Tag: elon musk

Background Briefing: April 25, 2022

 

A Mega-Billionaire Buys a Public Media Company to Take it Private in the Name of Democracy?

We begin with the disconnect between the richest man in the world buying a public media company and taking it private and his pledge that he is doing so in the service of a functioning democracy. Joining us to discuss Elon Musk’s $44 billion purchase of Twitter is David Carroll, a professor of media design at the New School and director of its Design and Technology MFA program which explores the intersections between media design, culture, policy, industry, and education. His research and analysis examines major shifts in media as it relates to advertising, adtech, data rights, privacy, surveillance, social media, and journalism.
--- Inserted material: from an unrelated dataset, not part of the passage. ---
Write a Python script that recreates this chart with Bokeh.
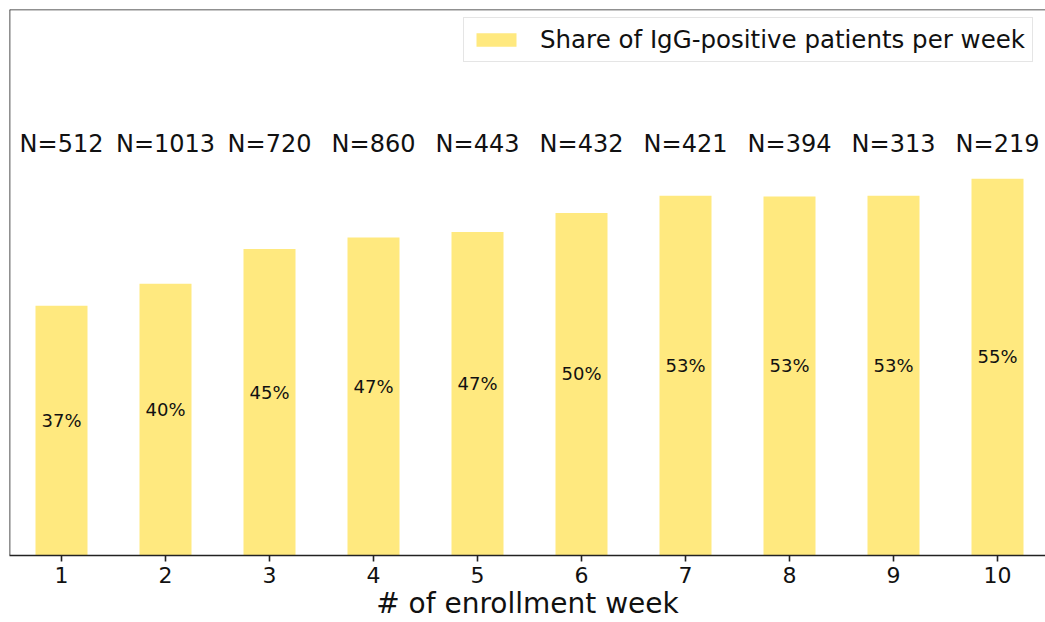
from bokeh.plotting import figure
from bokeh.models import ColumnDataSource, Range1d, FixedTicker, Span, Legend, LegendItem
from bokeh.core.properties import value
from bokeh.embed import file_html
from bokeh.resources import INLINE

# ---- data ----
weeks = [1, 2, 3, 4, 5, 6, 7, 8, 9, 10]
share_positive = [0.366, 0.398, 0.449, 0.466, 0.474, 0.502, 0.527, 0.526, 0.527, 0.552]
n_patients = [512, 1013, 720, 860, 443, 432, 421, 394, 313, 219]
legend_label = "Share of IgG-positive patients per week"
x_label = "# of enrollment week"

FONT = "DejaVu Sans"
BAR_COLOR = "#FFE97F"

pct_labels = [f"{round(v * 100)}%" for v in share_positive]
n_labels = [f"N={n}" for n in n_patients]
pct_y = [v / 2 + 0.015 for v in share_positive]
n_y = [0.603] * len(weeks)

src = ColumnDataSource(dict(x=weeks, top=share_positive, pct=pct_labels, pct_y=pct_y,
                            n=n_labels, n_y=n_y))

p = figure(width=1045, height=622, output_backend="svg", toolbar_location=None,
           x_range=Range1d(0.5, 10.4615), y_range=Range1d(0, 0.8),
           min_border_left=9, min_border_top=9, min_border_right=0, min_border_bottom=0)
p.outline_line_color = None
p.background_fill_color = "white"
p.border_fill_color = "white"
p.xgrid.visible = False
p.ygrid.visible = False
p.yaxis.visible = False

bars = p.vbar(x="x", top="top", width=0.5, bottom=0, source=src,
              fill_color=BAR_COLOR, line_color=None)

p.text(x="x", y="pct_y", text="pct", source=src, text_align="center",
       text_baseline="alphabetic", text_font=value(FONT), text_font_size="18px",
       text_color="#111111")
p.text(x="x", y="n_y", text="n", source=src, text_align="center",
       text_baseline="alphabetic", text_font=value(FONT), text_font_size="24px",
       text_color="#111111")

# spines
p.add_layout(Span(location=0.5, dimension="height", line_color="#222222", line_width=1.6))
p.add_layout(Span(location=0.8, dimension="width", line_color="#222222", line_width=1.6))

ax = p.xaxis[0]
ax.ticker = FixedTicker(ticks=weeks)
ax.axis_line_color = "#222222"
ax.axis_line_width = 1.6
ax.major_tick_line_color = "#222222"
ax.major_tick_line_width = 1.6
ax.major_tick_out = 6
ax.major_tick_in = 0
ax.minor_tick_line_color = None
ax.major_label_text_font = FONT
ax.major_label_text_font_size = "22px"
ax.major_label_text_color = "#111111"
ax.major_label_standoff = 5
ax.axis_label = x_label
ax.axis_label_text_font = FONT
ax.axis_label_text_font_size = "28px"
ax.axis_label_text_font_style = "normal"
ax.axis_label_text_color = "#111111"
ax.axis_label_standoff = 1

legend = Legend(items=[LegendItem(label=legend_label, renderers=[bars])],
                location=(454, 493), orientation="vertical")
legend.label_text_font = FONT
legend.label_text_font_size = "24.5px"
legend.label_text_color = "#111111"
legend.glyph_width = 50
legend.glyph_height = 17
legend.label_standoff = 19
legend.padding = 7
legend.margin = 0
legend.border_line_color = "#cccccc"
legend.border_line_width = 1
legend.background_fill_alpha = 0.85
p.add_layout(legend, "center")

open("out.html", "w").write(file_html(p, INLINE))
We speculate how soon Donald Trump will return to Twitter under Musk even though the former president who was banned from Twitter for inciting the January 6 insurrection said he won’t rejoin because he has his own social media platform Truth Social, but like a lot of Trump’s business enterprises, it is heading for bankruptcy.

 

First OSHA Now the CDC, SCOTUS and Trump Judges are Deconstructing the Administrative State

Then we look into the right wing project underway to, as Steve Bannon suggested, “deconstruct the administrative state” following the Supreme Court’s attack on OSHA and now an unqualified Federalist judge appointed by Trump taking authority away from the CDC to make critical policy during a pandemic. Joining us is Lawrence Gostin, Director of the O’Neill Institute for National and Global Health Law and University Professor at Georgetown University. He is the author of the new book, Global Health Security: A Blueprint for the Future and we discuss his article at The New York Times, “No Matter How You Feel About Masks, You Should Be Alarmed by This Judge’s Decision.”

 

What the Supreme Court’s Decision on Puerto Rico Could Open the Door to

Then finally we examine the ramifications of the recent Supreme Court decision that Puerto Ricans don’t have constitutional rights to some federal benefits and speak with Christina Ponsa-Kraus, a Professor of Legal History at Columbia Law School. Raised in Puerto Rico, she writes about the constitutional history of American territorial expansion and the political status of Puerto Rico and other U.S. territories. She is the co-editor oForeign in a Domestic Sense: Puerto Rico, American Expansion, and the Constitution and we discuss how this case is both a big deal in terms of what it decided but more so for what it opens the door to.